**Requirements:**
Start at the line that contains "Give me the" in the listing below and extract every line through the last, exactly; leave pictures out.

**Source records:**
* start *
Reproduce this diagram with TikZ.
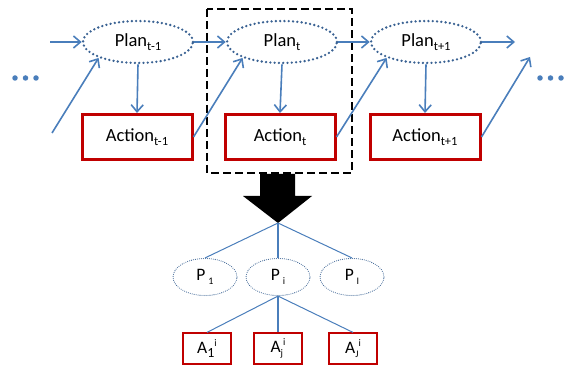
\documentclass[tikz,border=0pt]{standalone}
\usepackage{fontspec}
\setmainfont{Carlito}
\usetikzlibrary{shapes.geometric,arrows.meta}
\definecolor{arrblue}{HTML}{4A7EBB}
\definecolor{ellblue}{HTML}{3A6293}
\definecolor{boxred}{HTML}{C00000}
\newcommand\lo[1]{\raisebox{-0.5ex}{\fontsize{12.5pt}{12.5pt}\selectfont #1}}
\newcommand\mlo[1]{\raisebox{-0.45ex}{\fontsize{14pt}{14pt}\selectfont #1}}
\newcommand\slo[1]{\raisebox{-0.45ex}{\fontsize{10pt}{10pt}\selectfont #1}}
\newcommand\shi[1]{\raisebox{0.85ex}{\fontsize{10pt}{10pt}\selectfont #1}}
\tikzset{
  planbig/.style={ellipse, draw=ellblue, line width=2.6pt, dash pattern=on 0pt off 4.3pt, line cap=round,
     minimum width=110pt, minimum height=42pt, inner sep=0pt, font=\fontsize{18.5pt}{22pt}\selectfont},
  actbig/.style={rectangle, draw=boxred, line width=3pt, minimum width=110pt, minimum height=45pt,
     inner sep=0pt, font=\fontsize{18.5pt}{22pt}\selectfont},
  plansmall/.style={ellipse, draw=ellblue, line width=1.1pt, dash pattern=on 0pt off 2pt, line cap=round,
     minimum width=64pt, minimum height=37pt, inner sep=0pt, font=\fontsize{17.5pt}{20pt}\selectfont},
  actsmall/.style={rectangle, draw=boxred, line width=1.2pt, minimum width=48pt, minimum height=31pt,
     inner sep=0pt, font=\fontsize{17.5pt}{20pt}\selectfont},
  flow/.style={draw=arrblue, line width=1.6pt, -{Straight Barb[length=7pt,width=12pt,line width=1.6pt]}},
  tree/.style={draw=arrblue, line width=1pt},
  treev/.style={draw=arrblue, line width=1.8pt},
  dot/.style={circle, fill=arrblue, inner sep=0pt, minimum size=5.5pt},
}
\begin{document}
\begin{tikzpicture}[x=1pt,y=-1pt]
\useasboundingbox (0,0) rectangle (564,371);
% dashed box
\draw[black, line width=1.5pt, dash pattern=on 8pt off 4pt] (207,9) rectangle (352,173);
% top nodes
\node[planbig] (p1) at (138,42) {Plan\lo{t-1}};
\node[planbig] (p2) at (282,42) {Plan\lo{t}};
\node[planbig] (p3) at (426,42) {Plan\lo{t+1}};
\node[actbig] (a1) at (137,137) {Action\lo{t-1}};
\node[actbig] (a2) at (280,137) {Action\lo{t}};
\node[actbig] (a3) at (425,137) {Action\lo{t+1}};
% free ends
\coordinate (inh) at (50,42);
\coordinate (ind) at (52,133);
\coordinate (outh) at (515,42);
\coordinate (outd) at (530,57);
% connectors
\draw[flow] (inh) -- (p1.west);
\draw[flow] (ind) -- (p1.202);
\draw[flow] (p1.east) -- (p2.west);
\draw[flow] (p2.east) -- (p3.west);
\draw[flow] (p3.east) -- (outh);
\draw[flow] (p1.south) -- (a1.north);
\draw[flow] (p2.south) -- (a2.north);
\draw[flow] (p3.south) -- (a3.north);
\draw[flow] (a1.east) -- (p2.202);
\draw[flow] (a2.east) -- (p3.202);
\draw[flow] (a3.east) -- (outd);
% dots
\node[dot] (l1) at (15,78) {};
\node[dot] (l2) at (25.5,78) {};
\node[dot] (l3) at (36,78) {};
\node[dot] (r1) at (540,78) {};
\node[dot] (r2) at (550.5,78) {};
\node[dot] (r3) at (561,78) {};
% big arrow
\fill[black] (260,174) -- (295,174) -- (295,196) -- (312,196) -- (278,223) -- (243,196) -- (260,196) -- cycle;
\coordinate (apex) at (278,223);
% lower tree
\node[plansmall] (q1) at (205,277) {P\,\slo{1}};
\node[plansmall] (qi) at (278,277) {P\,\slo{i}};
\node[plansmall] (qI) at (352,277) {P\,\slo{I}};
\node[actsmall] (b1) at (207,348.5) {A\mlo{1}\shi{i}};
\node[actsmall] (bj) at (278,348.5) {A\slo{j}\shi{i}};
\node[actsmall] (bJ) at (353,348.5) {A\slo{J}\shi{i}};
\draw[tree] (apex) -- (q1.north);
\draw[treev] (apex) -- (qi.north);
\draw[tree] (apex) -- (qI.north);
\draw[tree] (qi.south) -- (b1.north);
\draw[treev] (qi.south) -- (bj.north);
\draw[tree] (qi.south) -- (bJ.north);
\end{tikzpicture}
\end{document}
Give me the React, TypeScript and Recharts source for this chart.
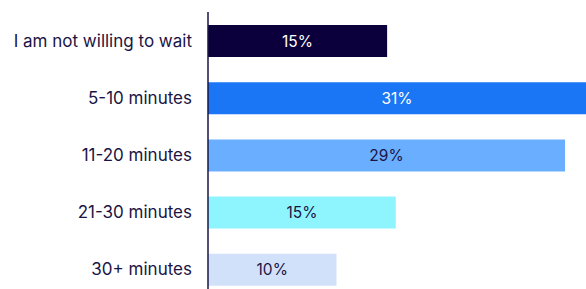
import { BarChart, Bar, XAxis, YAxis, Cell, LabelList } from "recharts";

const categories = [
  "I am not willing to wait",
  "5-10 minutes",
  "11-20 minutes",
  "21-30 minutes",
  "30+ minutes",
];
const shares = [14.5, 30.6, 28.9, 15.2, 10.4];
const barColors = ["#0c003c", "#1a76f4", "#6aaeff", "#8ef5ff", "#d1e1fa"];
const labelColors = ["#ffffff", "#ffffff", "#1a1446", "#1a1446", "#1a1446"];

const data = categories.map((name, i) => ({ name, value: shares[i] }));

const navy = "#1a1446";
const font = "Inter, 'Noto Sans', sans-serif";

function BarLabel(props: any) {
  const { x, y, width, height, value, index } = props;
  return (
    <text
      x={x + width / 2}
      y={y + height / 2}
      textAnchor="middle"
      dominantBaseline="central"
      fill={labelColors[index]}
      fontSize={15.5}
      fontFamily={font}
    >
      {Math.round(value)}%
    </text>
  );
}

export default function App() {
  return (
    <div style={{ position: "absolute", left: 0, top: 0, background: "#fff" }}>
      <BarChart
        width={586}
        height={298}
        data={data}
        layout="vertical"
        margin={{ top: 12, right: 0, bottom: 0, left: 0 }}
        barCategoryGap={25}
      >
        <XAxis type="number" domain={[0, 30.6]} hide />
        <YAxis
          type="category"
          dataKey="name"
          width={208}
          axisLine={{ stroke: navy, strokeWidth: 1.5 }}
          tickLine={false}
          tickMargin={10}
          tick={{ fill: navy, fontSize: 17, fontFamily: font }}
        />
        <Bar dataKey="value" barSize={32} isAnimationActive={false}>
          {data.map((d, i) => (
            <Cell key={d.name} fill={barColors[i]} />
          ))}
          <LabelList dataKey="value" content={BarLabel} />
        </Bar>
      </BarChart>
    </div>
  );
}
* end *
**Solution to this task:**
Give me the React, TypeScript and Recharts source for this chart.
import { BarChart, Bar, XAxis, YAxis, Cell, LabelList } from "recharts";

const categories = [
  "I am not willing to wait",
  "5-10 minutes",
  "11-20 minutes",
  "21-30 minutes",
  "30+ minutes",
];
const shares = [14.5, 30.6, 28.9, 15.2, 10.4];
const barColors = ["#0c003c", "#1a76f4", "#6aaeff", "#8ef5ff", "#d1e1fa"];
const labelColors = ["#ffffff", "#ffffff", "#1a1446", "#1a1446", "#1a1446"];

const data = categories.map((name, i) => ({ name, value: shares[i] }));

const navy = "#1a1446";
const font = "Inter, 'Noto Sans', sans-serif";

function BarLabel(props: any) {
  const { x, y, width, height, value, index } = props;
  return (
    <text
      x={x + width / 2}
      y={y + height / 2}
      textAnchor="middle"
      dominantBaseline="central"
      fill={labelColors[index]}
      fontSize={15.5}
      fontFamily={font}
    >
      {Math.round(value)}%
    </text>
  );
}

export default function App() {
  return (
    <div style={{ position: "absolute", left: 0, top: 0, background: "#fff" }}>
      <BarChart
        width={586}
        height={298}
        data={data}
        layout="vertical"
        margin={{ top: 12, right: 0, bottom: 0, left: 0 }}
        barCategoryGap={25}
      >
        <XAxis type="number" domain={[0, 30.6]} hide />
        <YAxis
          type="category"
          dataKey="name"
          width={208}
          axisLine={{ stroke: navy, strokeWidth: 1.5 }}
          tickLine={false}
          tickMargin={10}
          tick={{ fill: navy, fontSize: 17, fontFamily: font }}
        />
        <Bar dataKey="value" barSize={32} isAnimationActive={false}>
          {data.map((d, i) => (
            <Cell key={d.name} fill={barColors[i]} />
          ))}
          <LabelList dataKey="value" content={BarLabel} />
        </Bar>
      </BarChart>
    </div>
  );
}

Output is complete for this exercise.